Objective:
Output each line exactly as it appears, skipping any embedded picture.
# # # # #
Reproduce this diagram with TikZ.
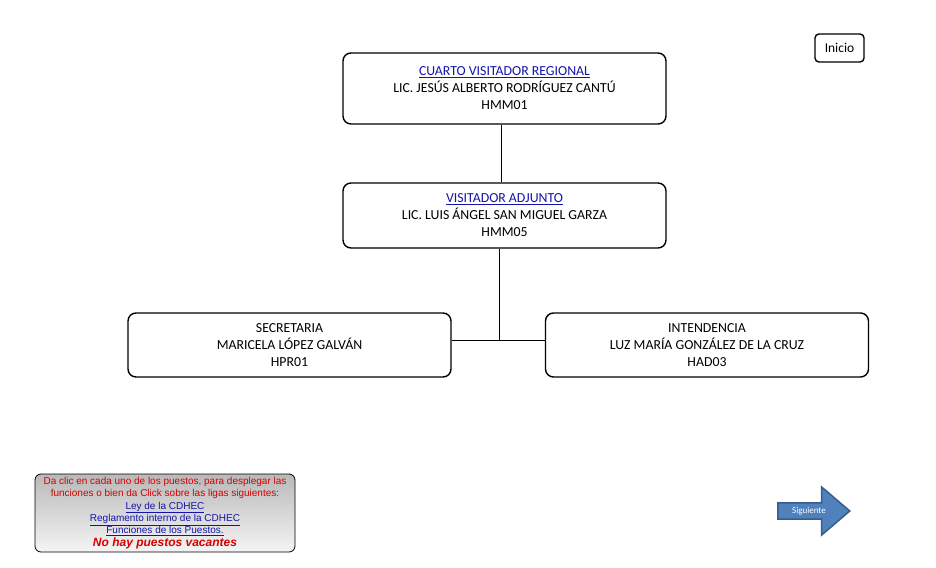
\documentclass[tikz,border=0pt]{standalone}
\usepackage{fontspec}
\setmainfont{Carlito}
\newfontfamily\notefont{Liberation Sans}
\usetikzlibrary{shapes.arrows}
\definecolor{linkblue}{RGB}{20,20,170}
\definecolor{notered}{RGB}{215,0,0}
\definecolor{arrowfill}{RGB}{79,129,189}
\definecolor{arrowline}{RGB}{56,93,138}
\tikzset{
  puesto/.style={draw, line width=1.4pt, rounded corners=8pt, minimum width=323pt,
    align=center, inner sep=0pt, font=\fontsize{13.8}{17}\selectfont},
  liga/.style={draw, line width=1.4pt, rounded corners=4pt, minimum width=49pt,
    minimum height=28pt, inner sep=0pt, font=\fontsize{13.5}{15}\selectfont},
}
\newcommand{\enlace}[1]{\textcolor{linkblue}{\underline{#1}}}
\begin{document}
\begin{tikzpicture}[x=1pt,y=-1pt]
            \useasboundingbox (0,0) rectangle (936,567);
            \node[puesto, minimum height=71pt] (cuarto) at (504.5,88.5)
                {\enlace{CUARTO VISITADOR REGIONAL}\\LIC. JESÚS ALBERTO RODRÍGUEZ CANTÚ\\HMM01};
            \node[puesto, minimum height=65pt] (adjunto) at (504.5,215.5)
                {\enlace{VISITADOR ADJUNTO}\\LIC. LUIS ÁNGEL SAN MIGUEL GARZA\\HMM05};
            \node[puesto, minimum height=64pt] (secre) at (289.5,345)
                {SECRETARIA\\MARICELA LÓPEZ GALVÁN\\HPR01};
            \node[puesto, minimum height=64pt] (inten) at (707,345)
                {INTENDENCIA\\LUZ MARÍA GONZÁLEZ DE LA CRUZ\\HAD03};
            \node[liga] (inicio) at (839.5,48) {Inicio};
            \coordinate (union) at (499,340);
            \coordinate (eje) at (501,0);
            \draw (cuarto.south -| eje) -- (adjunto.north -| eje);
            \draw (adjunto.south -| union) -- (union);
            \draw (secre.east |- union) -- (inten.west |- union);
            \node[draw, line width=0.8pt, rounded corners=6pt, minimum width=260pt,
                minimum height=78pt, top color=gray!55, bottom color=gray!8,
                align=center, inner sep=0pt, font=\notefont\fontsize{10}{12.4}\selectfont] (nota) at (165,513)
                {\textcolor{notered}{Da clic en cada uno de los puestos, para desplegar las}\\
                 \textcolor{notered}{funciones o bien da Click sobre las ligas siguientes:}\\
                 \enlace{Ley de la CDHEC}\\
                 \enlace{Reglamento interno de la CDHEC}\\
                 \enlace{Funciones de los Puestos.}\\
                 \textcolor{notered}{\fontsize{12}{12.4}\selectfont\bfseries\itshape No hay puestos vacantes}};
            \node[single arrow, draw=arrowline, line width=1.5pt, fill=arrowfill,
                minimum height=72pt, minimum width=48pt, single arrow head extend=9pt,
                single arrow tip angle=81, inner sep=0pt, text=white,
                font=\fontsize{9}{10}\selectfont] (siguiente) at (809,511) {Siguiente\hspace{12pt}};
\end{tikzpicture}
\end{document}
# # # # #
Task response:
Reproduce this diagram with TikZ.
\documentclass[tikz,border=0pt]{standalone}
\usepackage{fontspec}
\setmainfont{Carlito}
\newfontfamily\notefont{Liberation Sans}
\usetikzlibrary{shapes.arrows}
\definecolor{linkblue}{RGB}{20,20,170}
\definecolor{notered}{RGB}{215,0,0}
\definecolor{arrowfill}{RGB}{79,129,189}
\definecolor{arrowline}{RGB}{56,93,138}
\tikzset{
  puesto/.style={draw, line width=1.4pt, rounded corners=8pt, minimum width=323pt,
    align=center, inner sep=0pt, font=\fontsize{13.8}{17}\selectfont},
  liga/.style={draw, line width=1.4pt, rounded corners=4pt, minimum width=49pt,
    minimum height=28pt, inner sep=0pt, font=\fontsize{13.5}{15}\selectfont},
}
\newcommand{\enlace}[1]{\textcolor{linkblue}{\underline{#1}}}
\begin{document}
\begin{tikzpicture}[x=1pt,y=-1pt]
            \useasboundingbox (0,0) rectangle (936,567);
            \node[puesto, minimum height=71pt] (cuarto) at (504.5,88.5)
                {\enlace{CUARTO VISITADOR REGIONAL}\\LIC. JESÚS ALBERTO RODRÍGUEZ CANTÚ\\HMM01};
            \node[puesto, minimum height=65pt] (adjunto) at (504.5,215.5)
                {\enlace{VISITADOR ADJUNTO}\\LIC. LUIS ÁNGEL SAN MIGUEL GARZA\\HMM05};
            \node[puesto, minimum height=64pt] (secre) at (289.5,345)
                {SECRETARIA\\MARICELA LÓPEZ GALVÁN\\HPR01};
            \node[puesto, minimum height=64pt] (inten) at (707,345)
                {INTENDENCIA\\LUZ MARÍA GONZÁLEZ DE LA CRUZ\\HAD03};
            \node[liga] (inicio) at (839.5,48) {Inicio};
            \coordinate (union) at (499,340);
            \coordinate (eje) at (501,0);
            \draw (cuarto.south -| eje) -- (adjunto.north -| eje);
            \draw (adjunto.south -| union) -- (union);
            \draw (secre.east |- union) -- (inten.west |- union);
            \node[draw, line width=0.8pt, rounded corners=6pt, minimum width=260pt,
                minimum height=78pt, top color=gray!55, bottom color=gray!8,
                align=center, inner sep=0pt, font=\notefont\fontsize{10}{12.4}\selectfont] (nota) at (165,513)
                {\textcolor{notered}{Da clic en cada uno de los puestos, para desplegar las}\\
                 \textcolor{notered}{funciones o bien da Click sobre las ligas siguientes:}\\
                 \enlace{Ley de la CDHEC}\\
                 \enlace{Reglamento interno de la CDHEC}\\
                 \enlace{Funciones de los Puestos.}\\
                 \textcolor{notered}{\fontsize{12}{12.4}\selectfont\bfseries\itshape No hay puestos vacantes}};
            \node[single arrow, draw=arrowline, line width=1.5pt, fill=arrowfill,
                minimum height=72pt, minimum width=48pt, single arrow head extend=9pt,
                single arrow tip angle=81, inner sep=0pt, text=white,
                font=\fontsize{9}{10}\selectfont] (siguiente) at (809,511) {Siguiente\hspace{12pt}};
\end{tikzpicture}
\end{document}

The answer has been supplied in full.